The only rule here is to throw out the predictable. No team-building exercises, leadership seminars, or “development opportunities.” Probably my best received event was the time I scheduled a full week of vendor presentations. We learned a bit about upcoming technologies, had a great time chatting between and through meetings, and got some nice lunches out of it. All, naturally, in the name of project progress.

Wednesday, October 31, 2007

Three ways project managers give in to threat

We live in a corporate environment (and indeed a social one) where the fear of personal, financial, or political harm counts for more than the honest calculation of risk. Economists are slowly starting to key onto this with their calculations of “perceived risk”; priests, theologians, and mothers everywhere probably realized this somewhere around the time humans started to speak. As project managers, we have to deal not only with the threat we face ourselves, but also the threats an organization’s management react to and the threats which press down upon our project resources.

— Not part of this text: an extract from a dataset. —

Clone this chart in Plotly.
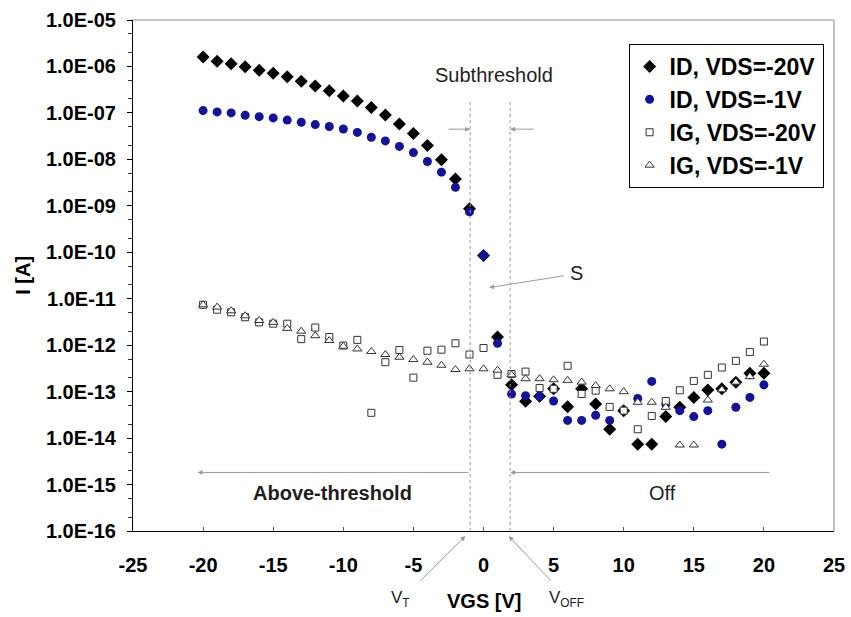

All of these threats wear down our enthusiasm and determination. They also prevent us from doing what’s right rather than what will shield us from fear. We worry more about doing what our bosses want, what our executives might want, and what ever will keep people’s eyes off of our project than honestly trying to get the job done on time, under budget, and within the requirements.

In our role as project managers we give in to threat in a variety of ways. The most prominent of these is to misreport data about misalignments in resources, time, or function requests from the project. We can also obscure the work we do behind layers and layers of data, hide issues as they occur, and place ourselves in a situation where we control all of the inflowing information, thereby shaping our perception of reality so that it no longer matches with what is really going on.

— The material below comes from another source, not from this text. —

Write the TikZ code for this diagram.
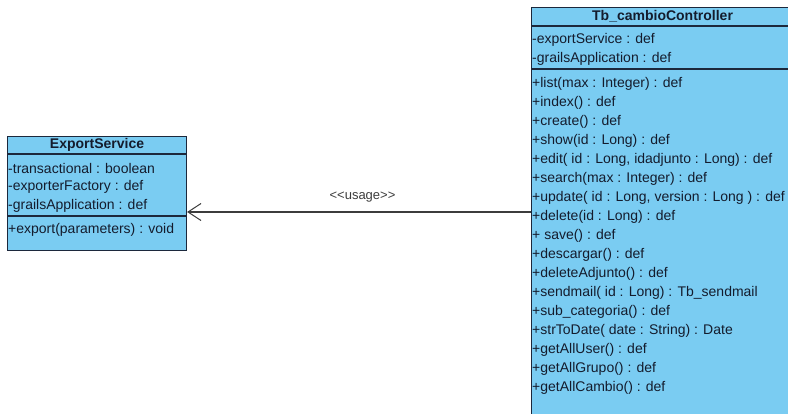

Misreporting happens all the time. Most of us can do simple calculations or look at a calendar and tell when things fall behind. We know from personal experience that we do not have enough time or that our resources are stretched too thin. Yet we say nothing. We become afraid that the project will be canceled or our contracts terminated if we do not do exactly what we are told when we are told it. It happens often enough, in fact, that the threat has some teeth in it.

Another failure, one that I’ve fallen into from time to time myself, involves generating too much reporting data. On one hand it looks like we’ve accomplished something. Hundreds of reports showing that we’ve done something with our time, certainly look better than an entire day spent on the phone talking with people and having nothing tangible to show for it. Just as importantly, the volume of the information shared insures that we can control the conversations around it. We direct people to the “important” parts, and subtly shade the rest to support what we want to say.

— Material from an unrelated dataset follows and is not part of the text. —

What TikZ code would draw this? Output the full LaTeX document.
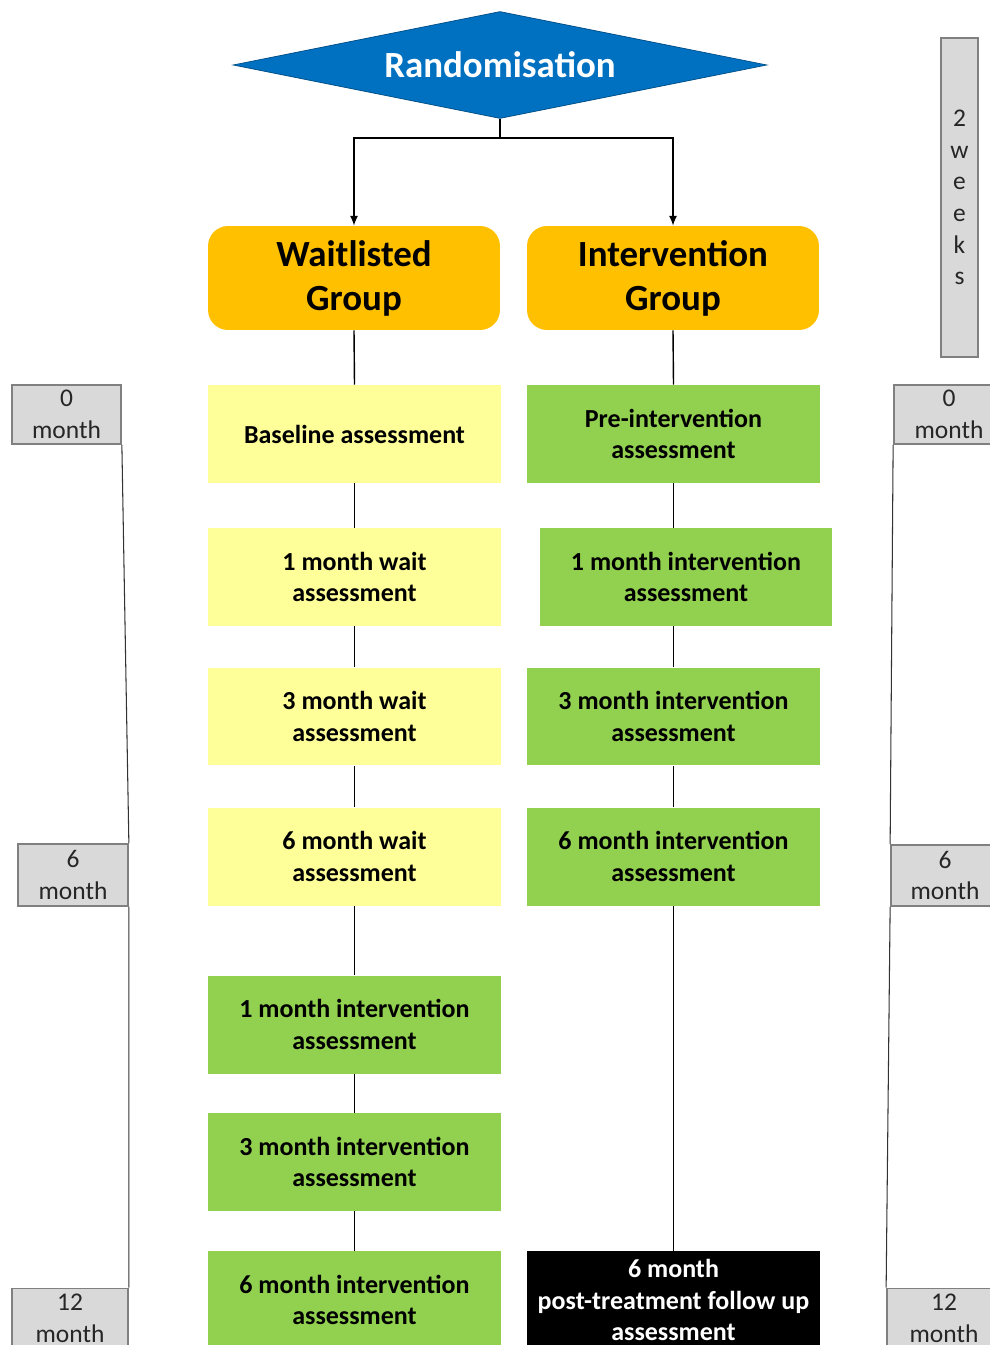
\documentclass[tikz,border=0pt]{standalone}
\usepackage{fontspec}
\setmainfont{Carlito}
\usetikzlibrary{shapes.geometric, arrows.meta}

\definecolor{randblue}{HTML}{0070C0}
\definecolor{groupgold}{HTML}{FFC000}
\definecolor{waityellow}{HTML}{FFFF99}
\definecolor{intgreen}{HTML}{92D050}
\definecolor{sidegray}{HTML}{D9D9D9}

\begin{document}
\begin{tikzpicture}[x = 0.02cm, y = -0.02cm,
	randnode/.style = {diamond, aspect = 5, fill = randblue, draw = randblue!70!black,
		minimum width = 10.68cm, minimum height = 2.14cm, inner sep = 0pt, text = white,
		font = \bfseries\fontsize{21}{25}\selectfont},
	groupnode/.style = {rectangle, rounded corners = 0.4cm, fill = groupgold,
		minimum width = 5.84cm, minimum height = 2.08cm, align = center,
		font = \bfseries\fontsize{21}{25}\selectfont},
	waitbox/.style = {rectangle, fill = waityellow, minimum width = 5.86cm,
		minimum height = 1.96cm, align = center, inner sep = 0pt,
		font = \bfseries\fontsize{14.8}{18}\selectfont},
	intbox/.style = {waitbox, fill = intgreen},
	followbox/.style = {waitbox, fill = black, text = white},
	monthbox/.style = {rectangle, fill = sidegray, draw = black!50, line width = 1pt,
		minimum height = 1.18cm, align = center, inner sep = 0pt, text = black!85,
		font = \fontsize{14.5}{18}\selectfont},
	link/.style = {thick},
	sideline/.style = {black!80, semithick}]
	 \useasboundingbox (0, 0) rectangle (990, 1345);
	 \clip (0, 0) rectangle (990, 1345);

	 \node[randnode] (rand) at (500, 65) {Randomisation};
	 \node[groupnode] (wg) at (354, 278) {Waitlisted\\Group};
	 \node[groupnode] (ig) at (673, 278) {Intervention\\Group};

	 \node[waitbox] (base) at (354.5, 434) {Baseline assessment};
	 \node[waitbox] (w1) at (354.5, 577) {1 month wait\\assessment};
	 \node[waitbox] (w3) at (354.5, 716.5) {3 month wait\\assessment};
	 \node[waitbox] (w6) at (354.5, 856.5) {6 month wait\\assessment};
	 \node[intbox] (wi1) at (354.5, 1024.5) {1 month intervention\\assessment};
	 \node[intbox] (wi3) at (354.5, 1162) {3 month intervention\\assessment};
	 \node[intbox] (wi6) at (354.5, 1300) {6 month intervention\\assessment};

	 \node[intbox] (pre) at (673.5, 434) {Pre-intervention\\assessment};
	 \node[intbox] (i1) at (686, 577) {1 month intervention\\assessment};
	 \node[intbox] (i3) at (673.5, 716.5) {3 month intervention\\assessment};
	 \node[intbox] (i6) at (673.5, 856.5) {6 month intervention\\assessment};
	 \node[followbox] (fol) at (673.5, 1300) {6 month\\post-treatment follow up\\assessment};

	 \node[monthbox, minimum width = 2.18cm] (m0l) at (66.5, 414.5) {0\\month};
	 \node[monthbox, minimum width = 2.2cm, minimum height = 1.24cm] (m6l) at (73, 875) {6\\month};
	 \node[monthbox, minimum width = 2.32cm] (m12l) at (70, 1318) {12\\month};
	 \node[monthbox, minimum width = 2.2cm] (m0r) at (949, 414.5) {0\\month};
	 \node[monthbox, minimum width = 2.16cm, minimum height = 1.22cm] (m6r) at (945, 875.5) {6\\month};
	 \node[monthbox, minimum width = 2.28cm] (m12r) at (944, 1318) {12\\month};
	 \node[monthbox, minimum width = 0.74cm, minimum height = 6.38cm] (weeks) at (959.5, 197.5) {2\\w\\e\\e\\k\\s};

	 \coordinate (split) at (500, 138);
	 \draw[link] (rand.south) -- (split);
	 \draw[link, -{Latex[length = 5.5pt, width = 4.5pt]}] (split) -| (wg.north);
	 \draw[link, -{Latex[length = 5.5pt, width = 4.5pt]}] (split) -| (ig.north);

	 \foreach \a/\b in {wg/base, base/w1, w1/w3, w3/w6, w6/wi1, wi1/wi3, wi3/wi6, ig/pre, i3/i6, i6/fol}
	 \draw[link] (\a.south) -- (\b.north);
	 \draw[link] (pre.south) -- (pre.south |- i1.north);
	 \draw[link] (i3.north |- i1.south) -- (i3.north);

	 \draw[sideline] (m0l.south east) -- (m6l.north east);
	 \draw[sideline] (m6l.south east) -- (m12l.north east);
	 \draw[sideline] (m0r.south west) -- (m6r.north west);
	 \draw[sideline] (m6r.south west) -- (m12r.north west);
\end{tikzpicture}
\end{document}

Hiding issues is another favorite failing of mine. It’s easy to talk about how all issues should be escalated to management. It’s simple to say “Why yes, we should have talked about this earlier”. But we also know that people want projects to be quiet and perfect. Perturbations along the project path do nothing to endear a project manager to his managers. Indeed, they are usually seen as failures on the part of the project manager, and can become grounds for dismissal when the inevitable witch-hunt begins.

The last failing is probably the most insidious. As project managers it is our responsibility to report project status. When people want answers about a project, they come to us. It’s easy to make all information flow up to us first, for vetting and perception management, before it reaches anyone else. Logical, even. Unfortunately this kind of activity actively leads those who report to us to taint the truth. They tell us what we want to hear or what they think will make us happy rather than what we really need to know. We then pass on the bad information in total confidence, now unaware of events in our own project environment.

I don’t have any easy answers for dealing with threat. We don’t talk much about the importance of feelings in business or how vital a role our emotions play in our decision making processes.